Along the way, the writers heard a couple of critics claim that Glee speaks for the outcasts, and they’ve proceeded under the delusion that Glee is the voice of a generation. These After School Specials masquerading as social consciousness are the product of a show that is just self-aware enough to understand that it’s got a platform to raise awareness, but not self-aware enough to realize that treating these issues with trite sentiment and a heavy ladle of emotional manipulation is not a public service. It’s an insult.

Glee was at its best in the first season, before the producers realized that they could capitalize on a self-congratulating “Born This Way”-style campaign. Forget Breaking Bad or Mad Men; back in ’09, Glee was the bleakest show on television. First and foremost, the show was about failure. Glee built the framework of a small town and filled it with sad, desperate people who were slowly realizing that they might never get out. Everyone had big, bright dreams: Will Schuester had dreams, Rachel had dreams, Finn had dreams. Even poor no-thumbs Henri had dreams. Glee paid lip service to the “follow your heart”-type sentiment, but it was more interested in the wreckage of dreams and what happens to people when they inevitably realize that dreams don’t all come true.

McKinley High was filled with people who didn’t like themselves or where they were going in life. Will Schuester is the most obvious example, as the man who taught a high school choir because he was still stuck on that old glory he knew he’d never get back. The cast of characters latched onto glee club as a coping method. Putting on a show was the only escape they had from reality, and even that only lasted as long as the applause. The New Directions gave their best performances when some of that desperation bled through. “Somebody to Love” and “Don’t Stop Believing” were stunning numbers because when the lights went down, the same sad people were left standing on stage with nowhere else to go.

The strongest imagery in the series follows this thematic vein. Scenes like the one in “Dream On,” with Artie lying face-down on the choir room floor after Tina tries to tap dance with him. Or the one in “Mattress” when Rachel turns up alone to the glee yearbook photo and tacks on her best paparazzi smile. These are the scenes that stick; the ones that make you care for those characters, no matter how awful they are to each other by the next scene.

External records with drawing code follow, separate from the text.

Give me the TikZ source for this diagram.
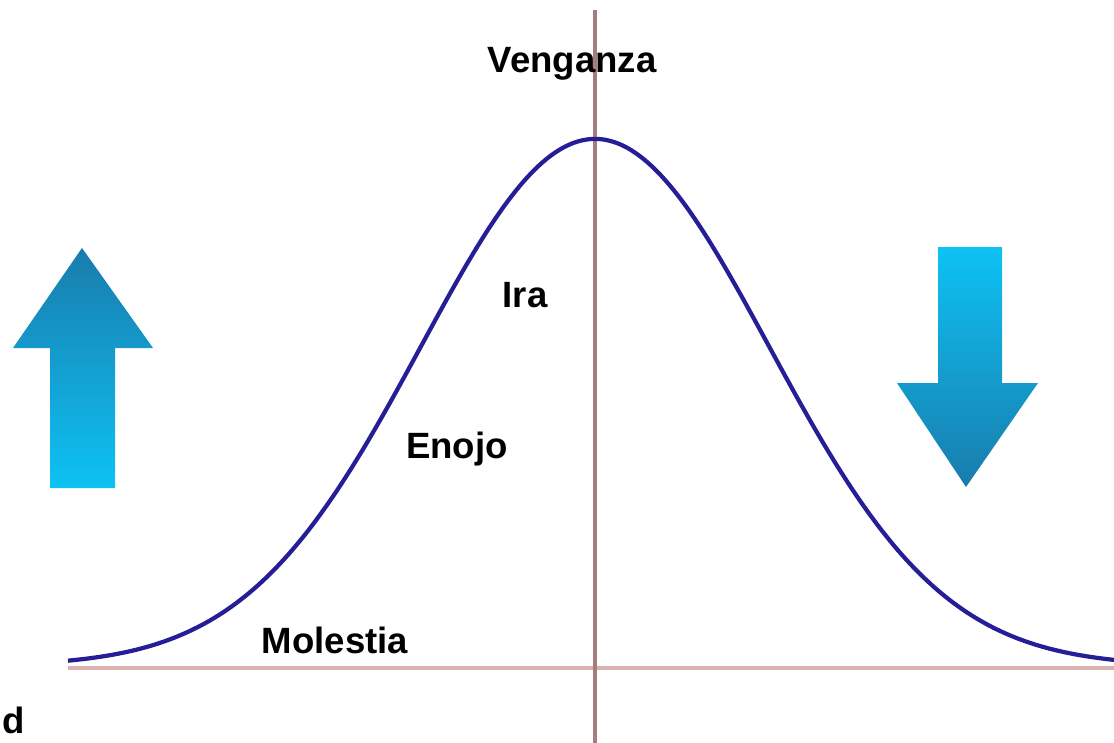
\documentclass[tikz,border=0pt]{standalone}
\usepackage{fontspec}
\setmainfont{Liberation Sans}
\definecolor{curveblue}{RGB}{38,30,150}
\definecolor{axisbrown}{RGB}{165,125,128}
\definecolor{axispink}{RGB}{218,178,178}
\definecolor{arrowdark}{RGB}{24,124,172}
\definecolor{arrowlight}{RGB}{14,194,244}
\tikzset{
  label/.style={font=\fontsize{26}{30}\selectfont\bfseries, inner sep=0pt, anchor=base},
  curve/.style={curveblue, line width=3pt},
}
\begin{document}
\begin{tikzpicture}[x=0.025cm,y=-0.025cm]
  \useasboundingbox (0,0) rectangle (1114,743);
  \draw[axispink, line width=2.6pt] (68,668) -- (1114,668);
  \draw[axisbrown, line width=2.2pt] (595,10) -- (595,743);
  \draw[curve] plot[domain=68:1114, samples=200, smooth]
    (\x, {666 - 527*exp(-0.5*((\x-595)/174)^2)});
  % block arrows
  \shade[top color=arrowdark, bottom color=arrowlight]
    (82,248) -- (153,348) -- (115,348) -- (115,488) -- (50,488) -- (50,348) -- (13,348) -- cycle;
  \shade[top color=arrowlight, bottom color=arrowdark]
    (938,247) -- (1002,247) -- (1002,383) -- (1038,383) -- (966,487) -- (897,383) -- (938,383) -- cycle;
  \node[label] (venganza) at (572,72) {Venganza};
  \node[label] (ira) at (525,307) {Ira};
  \node[label] (enojo) at (457,458) {Enojo};
  \node[label] (molestia) at (335,653) {Molestia};
  \node[label, anchor=base west] (cut) at (2,733) {d};
\end{tikzpicture}
\end{document}
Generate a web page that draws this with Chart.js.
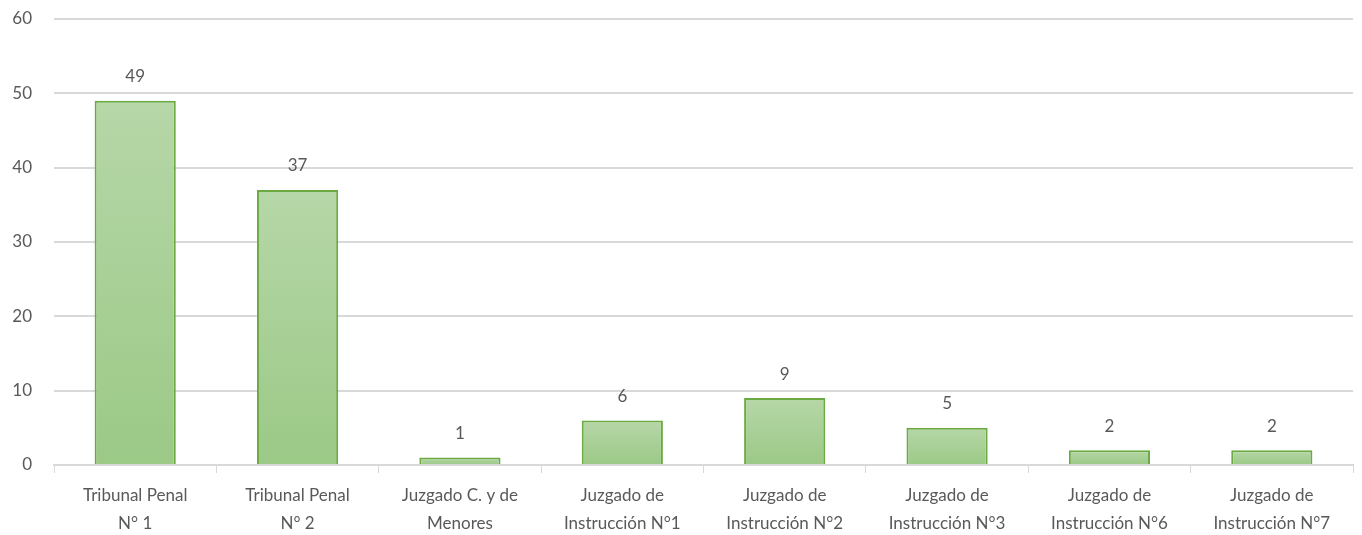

Glee lost its way. It’s mining for emotional resonance in the wrong territory. Instead of a roomful of kids learning to navigate a world where dreams die, we’re given a roomful of kids that exist only as mouthpieces for facile interpretations of whatever’s in the headlines this week. There are all kinds of easy outs for the kids whenever it’s convenient for the plot. Moments like the one where Carmen Tibideux magically revokes Rachel’s rejection from NYADA ring false because they’re dishonest and manipulative. Glee works best when it peels back the varnish of ambition and reveals the damaged people underneath.

I don’t think it’s too late for Glee. Producers and writers: you have all the tools in front of you. You have a history of successful writing. You have an incredibly talented cast. The characters have come this far. Why waste them on a journey that doesn’t mean something?